You’re not locked into using this or any other sign-in type. You could have a password, a picture password, and a PIN all configured for the same account and then choose which to use at sign-in time.

  • Create (or change) a PIN: If you’ve ever used a smartphone, you know that four-digit PINs, or personal identification numbers, are the norms for securely signing in on such devices. This sign-in option allows you to use the same convenient sign-in type on your Windows PC or device, and while it’s particularly nice for touch-screen devices, we’ve both switched to using this sign-in type on our traditional desktop PCs, too, since it’s so fast. Setting up a PIN is very straightforward, and each digit must be a number.

NOTE Oddly enough, you can use the picture password and PIN sign-in types even with a domain account. However, some corporations have very strict password policies, you may not be able to use these features with a work-based domain account.

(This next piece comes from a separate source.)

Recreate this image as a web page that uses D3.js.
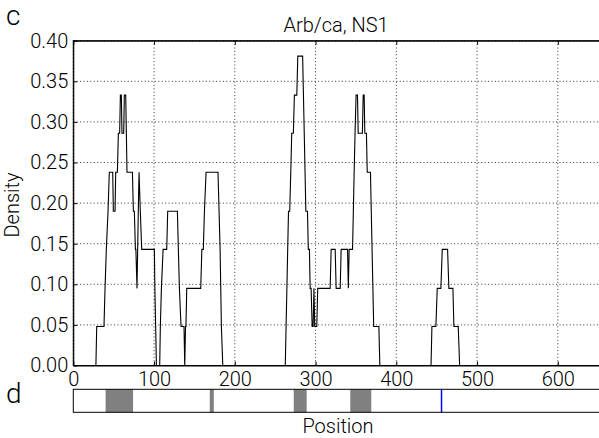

  • Add a user: If you select the Add a user link under Other users, you’ll be presented with the new full-screen interface shown in Figure 6. It’s set up for a Microsoft account by default, but you can click the link titled Sign in without a Microsoft account to configure a traditional local user account instead.

Figure 6: Add a user, Metro-styled


So, yes, you can mix and match Microsoft and local accounts (and even domain accounts) on a single PC, though our general rule about using Microsoft accounts exclusively when possible still applies for your own PCs.